* Entries shown
--- Begin ---

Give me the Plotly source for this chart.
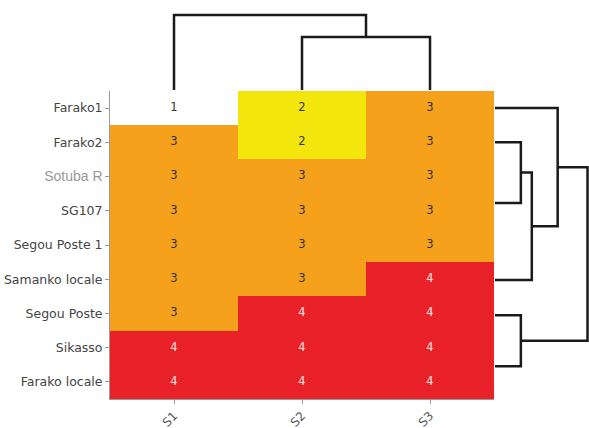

--- End ---
--- Begin ---

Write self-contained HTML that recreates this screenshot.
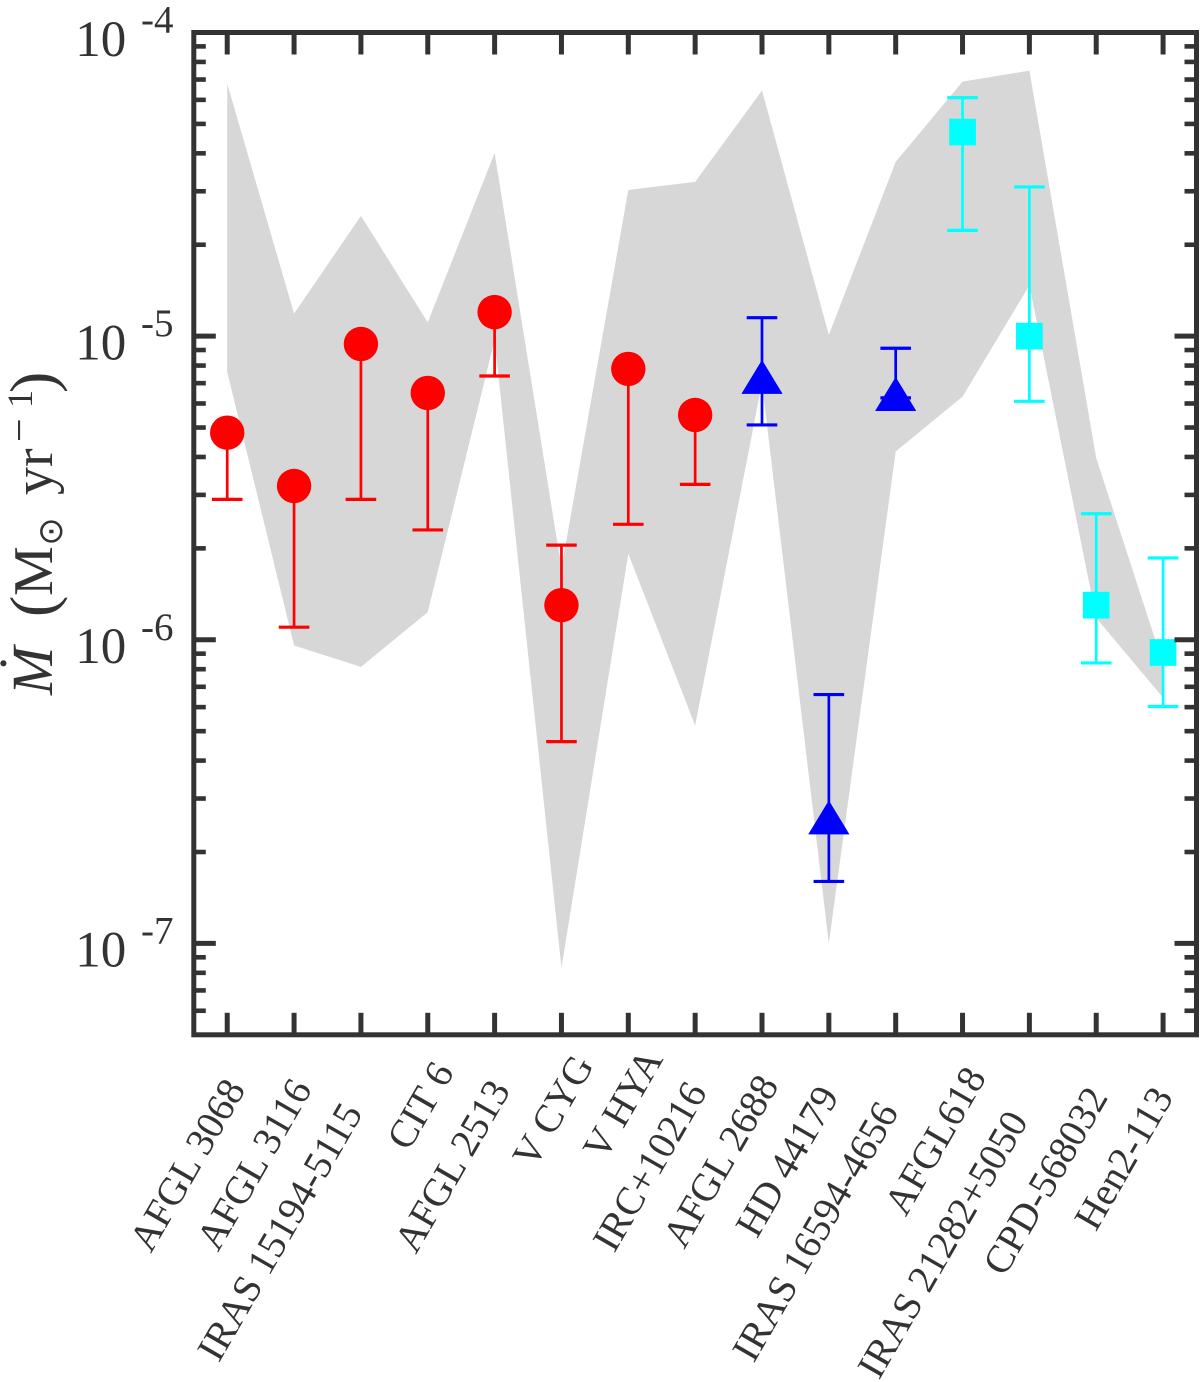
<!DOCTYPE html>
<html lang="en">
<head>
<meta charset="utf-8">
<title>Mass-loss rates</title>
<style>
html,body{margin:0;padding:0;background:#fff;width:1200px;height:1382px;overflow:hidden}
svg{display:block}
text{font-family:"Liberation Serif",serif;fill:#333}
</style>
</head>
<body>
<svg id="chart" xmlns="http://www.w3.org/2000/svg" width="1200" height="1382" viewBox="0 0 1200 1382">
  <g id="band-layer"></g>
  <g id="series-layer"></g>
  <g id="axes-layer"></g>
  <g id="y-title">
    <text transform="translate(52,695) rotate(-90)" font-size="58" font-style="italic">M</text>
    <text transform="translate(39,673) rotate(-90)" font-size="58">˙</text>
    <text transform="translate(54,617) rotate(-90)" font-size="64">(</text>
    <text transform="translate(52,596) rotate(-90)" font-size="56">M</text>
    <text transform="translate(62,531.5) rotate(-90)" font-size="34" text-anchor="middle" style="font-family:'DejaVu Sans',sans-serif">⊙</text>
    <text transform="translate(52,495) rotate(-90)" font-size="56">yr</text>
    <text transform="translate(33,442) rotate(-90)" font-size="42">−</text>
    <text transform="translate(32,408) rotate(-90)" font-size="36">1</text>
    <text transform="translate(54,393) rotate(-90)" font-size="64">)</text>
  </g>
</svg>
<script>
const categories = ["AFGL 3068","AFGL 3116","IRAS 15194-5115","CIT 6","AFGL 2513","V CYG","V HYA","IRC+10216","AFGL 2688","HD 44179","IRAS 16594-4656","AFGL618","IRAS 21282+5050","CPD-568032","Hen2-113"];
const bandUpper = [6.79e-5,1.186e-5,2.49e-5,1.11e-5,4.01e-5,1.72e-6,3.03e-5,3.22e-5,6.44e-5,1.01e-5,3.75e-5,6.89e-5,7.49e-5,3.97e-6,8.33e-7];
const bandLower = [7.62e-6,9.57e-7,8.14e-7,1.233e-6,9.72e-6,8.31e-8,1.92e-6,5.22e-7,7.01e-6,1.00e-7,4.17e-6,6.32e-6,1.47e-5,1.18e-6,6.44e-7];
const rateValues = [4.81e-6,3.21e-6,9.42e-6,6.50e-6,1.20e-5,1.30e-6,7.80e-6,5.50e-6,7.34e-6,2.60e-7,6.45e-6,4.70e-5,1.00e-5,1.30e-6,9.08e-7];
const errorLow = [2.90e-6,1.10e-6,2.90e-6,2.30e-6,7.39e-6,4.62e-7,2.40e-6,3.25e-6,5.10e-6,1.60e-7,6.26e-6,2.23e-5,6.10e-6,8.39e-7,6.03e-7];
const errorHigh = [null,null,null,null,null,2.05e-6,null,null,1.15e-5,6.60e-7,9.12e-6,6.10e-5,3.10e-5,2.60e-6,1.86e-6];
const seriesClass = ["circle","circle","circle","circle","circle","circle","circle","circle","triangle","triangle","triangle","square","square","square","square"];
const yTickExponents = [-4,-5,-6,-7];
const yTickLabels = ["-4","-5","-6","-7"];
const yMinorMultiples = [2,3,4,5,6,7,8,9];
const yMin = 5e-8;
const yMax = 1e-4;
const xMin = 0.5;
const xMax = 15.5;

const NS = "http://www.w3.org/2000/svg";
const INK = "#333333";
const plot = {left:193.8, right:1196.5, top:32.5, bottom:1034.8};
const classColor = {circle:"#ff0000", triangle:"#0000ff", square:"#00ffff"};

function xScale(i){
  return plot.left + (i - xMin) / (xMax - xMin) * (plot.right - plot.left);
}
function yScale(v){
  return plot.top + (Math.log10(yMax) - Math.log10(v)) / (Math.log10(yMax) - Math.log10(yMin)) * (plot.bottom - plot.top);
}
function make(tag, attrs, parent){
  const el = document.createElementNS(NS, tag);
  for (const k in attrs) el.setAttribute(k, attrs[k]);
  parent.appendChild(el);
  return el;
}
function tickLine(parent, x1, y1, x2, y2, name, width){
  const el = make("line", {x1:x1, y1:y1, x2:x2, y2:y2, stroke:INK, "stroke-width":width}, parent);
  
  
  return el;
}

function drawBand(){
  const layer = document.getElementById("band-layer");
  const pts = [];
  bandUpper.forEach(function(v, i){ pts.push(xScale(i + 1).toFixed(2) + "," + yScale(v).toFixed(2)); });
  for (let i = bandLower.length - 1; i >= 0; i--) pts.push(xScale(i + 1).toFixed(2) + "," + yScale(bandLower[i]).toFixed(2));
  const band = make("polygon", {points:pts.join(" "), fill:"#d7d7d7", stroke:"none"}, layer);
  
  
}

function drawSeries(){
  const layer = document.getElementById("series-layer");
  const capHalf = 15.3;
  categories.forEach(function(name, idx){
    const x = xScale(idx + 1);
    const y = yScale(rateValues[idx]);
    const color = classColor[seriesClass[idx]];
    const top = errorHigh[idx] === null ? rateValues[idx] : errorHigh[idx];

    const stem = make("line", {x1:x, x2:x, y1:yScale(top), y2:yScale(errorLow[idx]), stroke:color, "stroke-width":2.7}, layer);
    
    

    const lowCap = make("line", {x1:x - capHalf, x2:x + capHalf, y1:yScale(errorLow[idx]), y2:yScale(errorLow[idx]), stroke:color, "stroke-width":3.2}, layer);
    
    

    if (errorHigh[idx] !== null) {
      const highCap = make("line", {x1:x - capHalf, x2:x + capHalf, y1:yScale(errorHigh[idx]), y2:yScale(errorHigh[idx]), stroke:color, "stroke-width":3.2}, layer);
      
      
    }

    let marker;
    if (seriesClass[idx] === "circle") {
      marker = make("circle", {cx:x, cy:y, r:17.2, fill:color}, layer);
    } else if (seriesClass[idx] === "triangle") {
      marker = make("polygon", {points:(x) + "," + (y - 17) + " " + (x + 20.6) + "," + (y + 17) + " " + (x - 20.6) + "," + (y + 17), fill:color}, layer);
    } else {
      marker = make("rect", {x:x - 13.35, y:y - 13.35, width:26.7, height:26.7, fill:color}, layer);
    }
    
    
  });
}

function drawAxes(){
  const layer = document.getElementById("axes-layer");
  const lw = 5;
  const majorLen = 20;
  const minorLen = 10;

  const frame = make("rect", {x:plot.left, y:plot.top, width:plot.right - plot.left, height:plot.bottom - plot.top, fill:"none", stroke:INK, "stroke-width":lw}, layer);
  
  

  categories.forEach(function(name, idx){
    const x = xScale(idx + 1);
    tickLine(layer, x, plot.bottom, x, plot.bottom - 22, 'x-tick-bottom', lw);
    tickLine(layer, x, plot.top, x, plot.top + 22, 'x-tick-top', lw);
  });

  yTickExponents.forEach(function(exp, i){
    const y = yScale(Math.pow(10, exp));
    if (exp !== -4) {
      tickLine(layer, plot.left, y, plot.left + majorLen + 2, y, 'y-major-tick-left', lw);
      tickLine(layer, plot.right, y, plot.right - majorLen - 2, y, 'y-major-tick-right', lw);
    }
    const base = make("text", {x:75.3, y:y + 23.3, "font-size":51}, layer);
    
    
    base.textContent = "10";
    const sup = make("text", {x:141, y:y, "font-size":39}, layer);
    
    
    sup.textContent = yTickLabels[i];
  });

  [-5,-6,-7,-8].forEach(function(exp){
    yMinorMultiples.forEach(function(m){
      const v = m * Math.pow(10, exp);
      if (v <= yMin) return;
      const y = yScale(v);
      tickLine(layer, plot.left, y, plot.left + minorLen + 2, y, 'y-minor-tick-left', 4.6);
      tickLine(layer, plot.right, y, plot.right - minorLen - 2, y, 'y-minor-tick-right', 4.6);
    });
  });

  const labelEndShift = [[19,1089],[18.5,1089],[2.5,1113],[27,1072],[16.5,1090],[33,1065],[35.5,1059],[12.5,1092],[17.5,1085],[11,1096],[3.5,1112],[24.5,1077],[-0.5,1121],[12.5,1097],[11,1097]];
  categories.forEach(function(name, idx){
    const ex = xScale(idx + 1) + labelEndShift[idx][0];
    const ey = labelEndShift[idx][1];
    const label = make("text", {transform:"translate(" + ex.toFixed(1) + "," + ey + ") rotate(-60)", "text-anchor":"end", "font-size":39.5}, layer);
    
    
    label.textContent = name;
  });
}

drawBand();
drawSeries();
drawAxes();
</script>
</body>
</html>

--- End ---

* Request
Tally the lines in these entries that have the string "this" in them, then answer with the count and nothing else.

* The reply
2